W Tarnobrzegu nie wszyscy rowerzyści korzystają ze ścieżek rowerowych
Wysokość mandatu to 100 złotych.
Jazda rowerem ulicą wzdłuż której wiedzie ścieżka rowerowa jest łamaniem przepisów. Mówi Andrzej Barnaś z zespołu do spraw prewencji kryminalnej, nieletnich i patologii Komendy Miejskiej Policji w Tarnobrzegu.

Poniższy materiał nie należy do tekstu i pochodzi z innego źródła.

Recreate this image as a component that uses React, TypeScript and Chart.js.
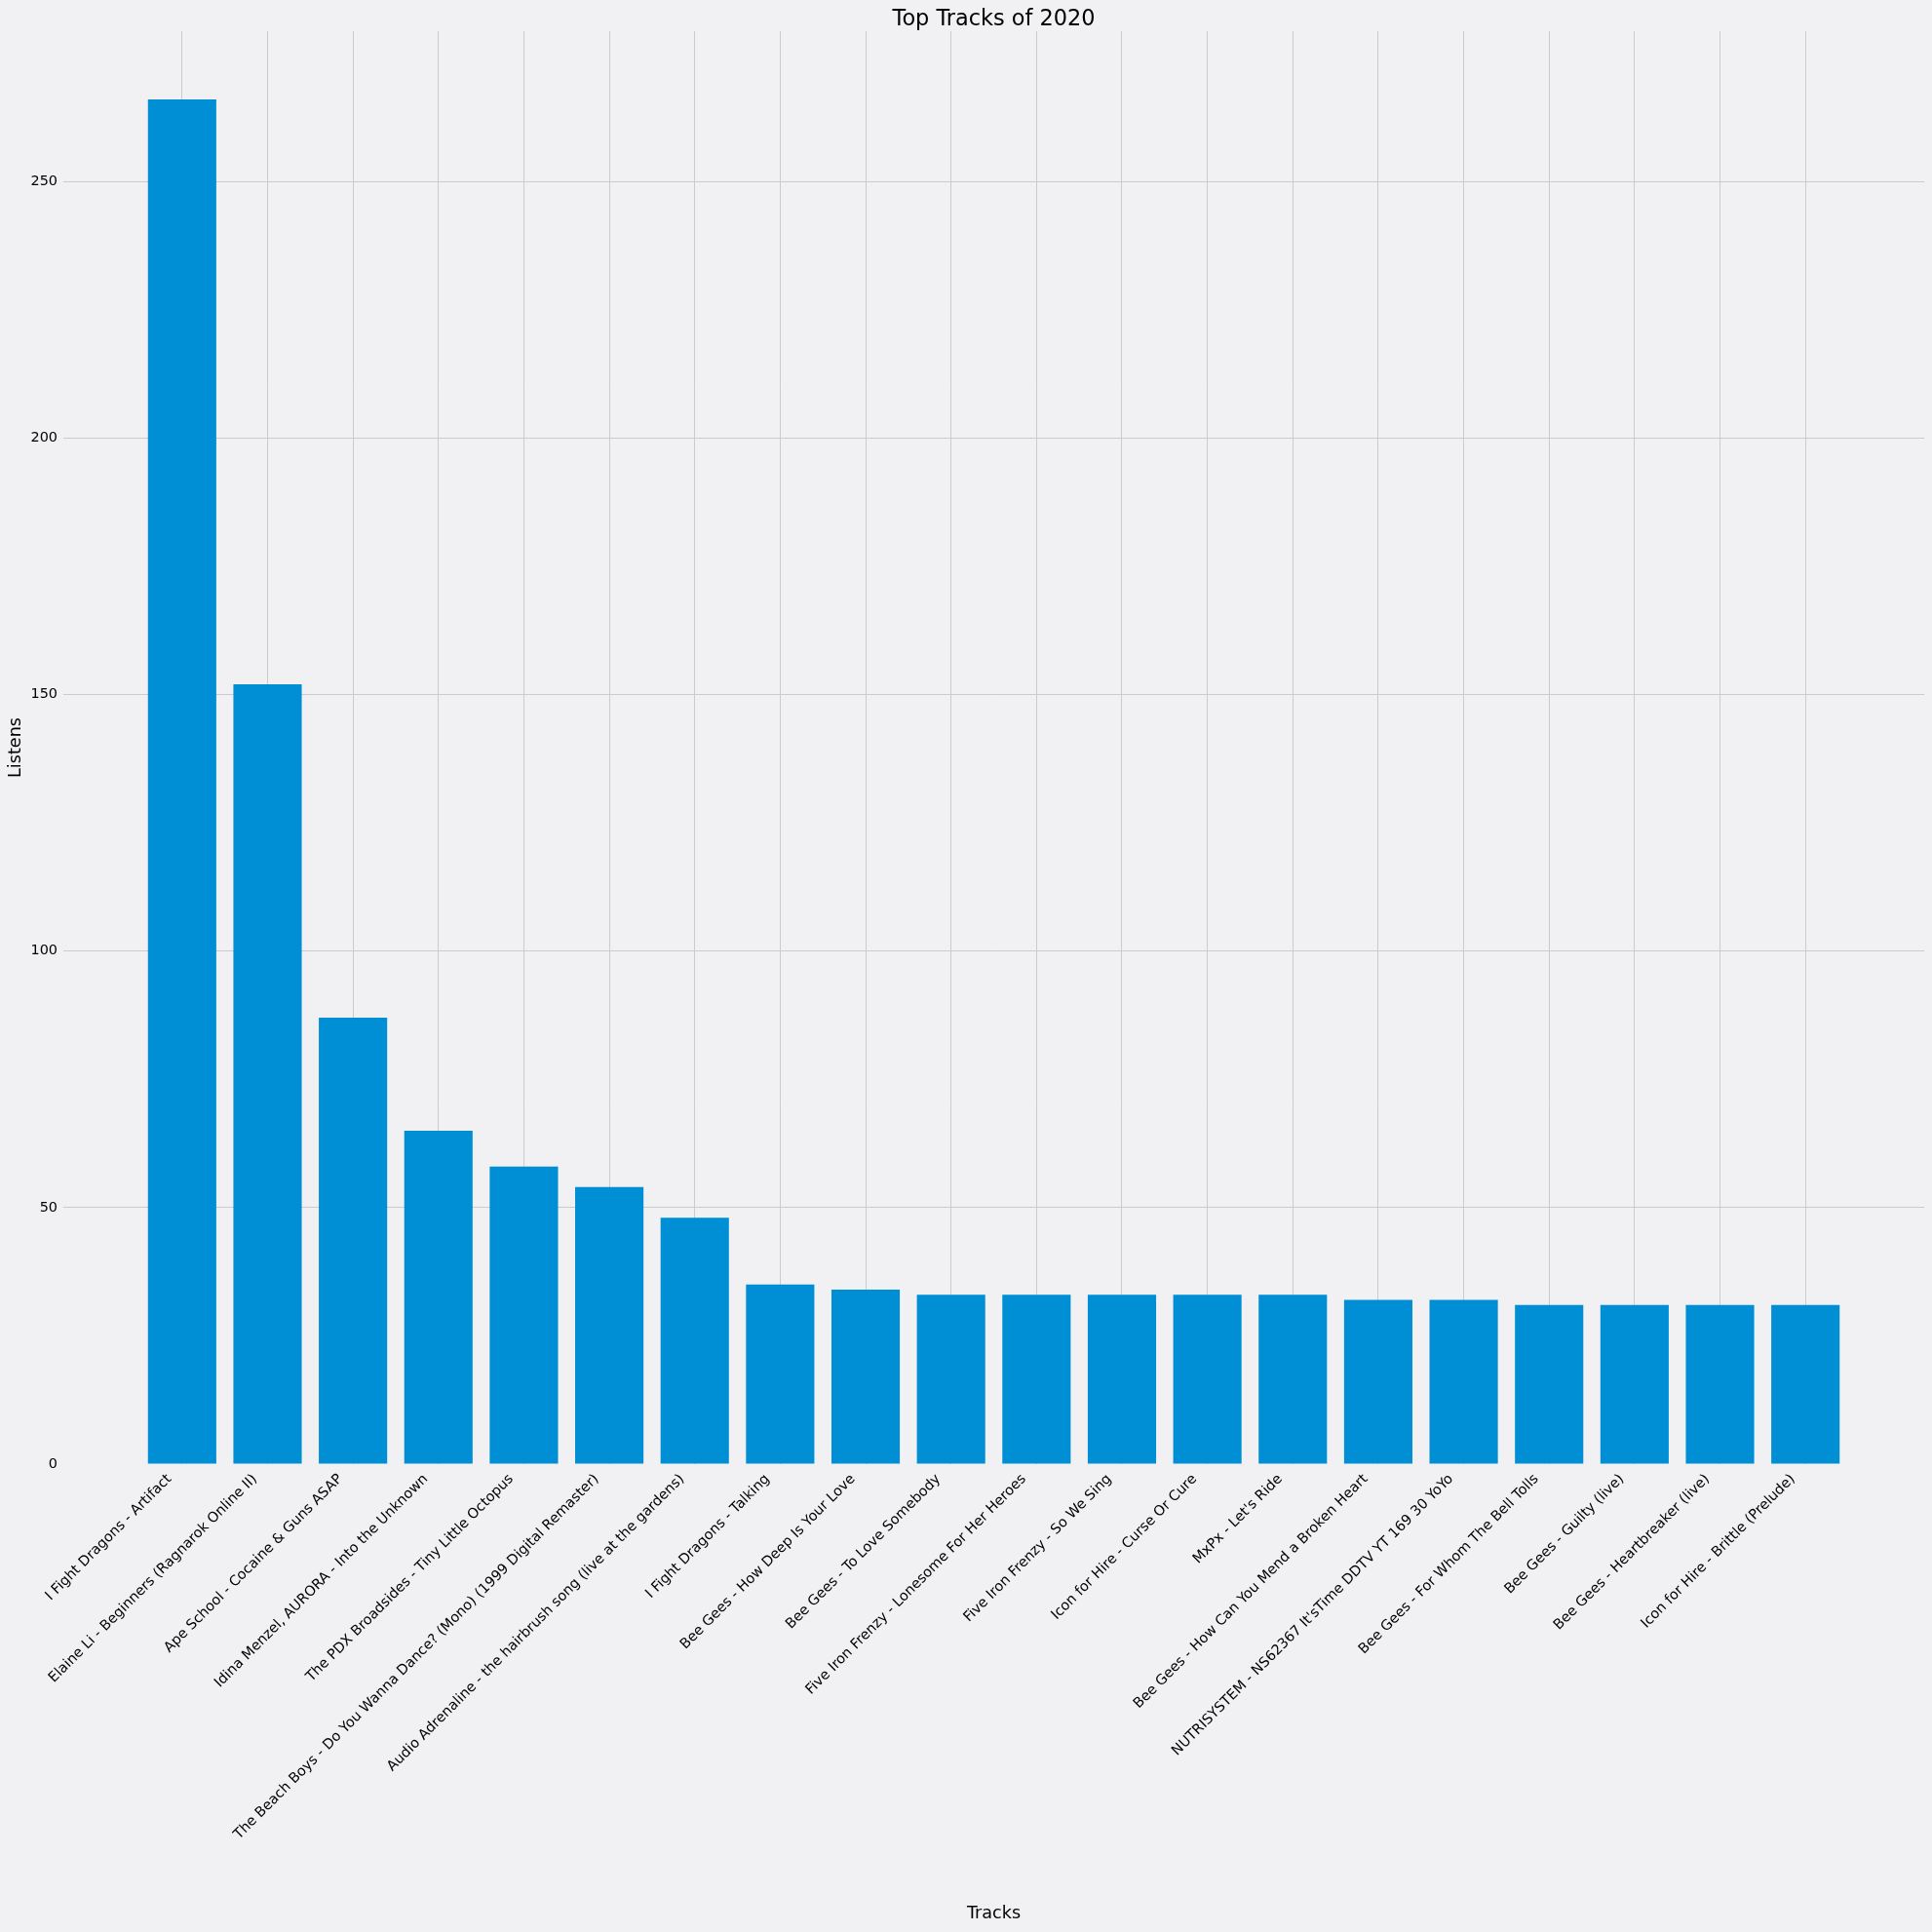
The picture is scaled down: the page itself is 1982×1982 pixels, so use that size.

Łączna długość ścieżek rowerowych na terenie Tarnobrzega będzie wynosić wkrótce ponad 25 kilometrów. Niestety nie wszyscy rowerzyści korzystają z już istniejących. Za to grozi mandat. Kilkusetmetrowy odcinek ulicy Sienkiewicza w Tarnobrzegu od skrzyżowania z ulicą Sikorskiego do ronda. Wzdłuż trasy chodnik i ścieżka rowerowa. Tymczasem jak relacjonuje nasz reporter w ciągu zaledwie kilku minut, na 10 kierowców jednośladów przemieszczających się tamtędy, zaledwie dwie osoby jechały pasem dla rowerów. Rowerzyści, którzy nie korzystają ze ścieżek rowerowych są zmorą kierowców. Tego zdania jest m.in. Maciej Adamowicz. Właściciel szkoły nauki jazdy i instruktor zastanawia się dlaczego kierującym rowerami trudno pojąć, że jadąc drogą w znaczny sposób spowalniają ruch i że na wyznaczonej dla jednośladów trasie są bezpieczniejsi.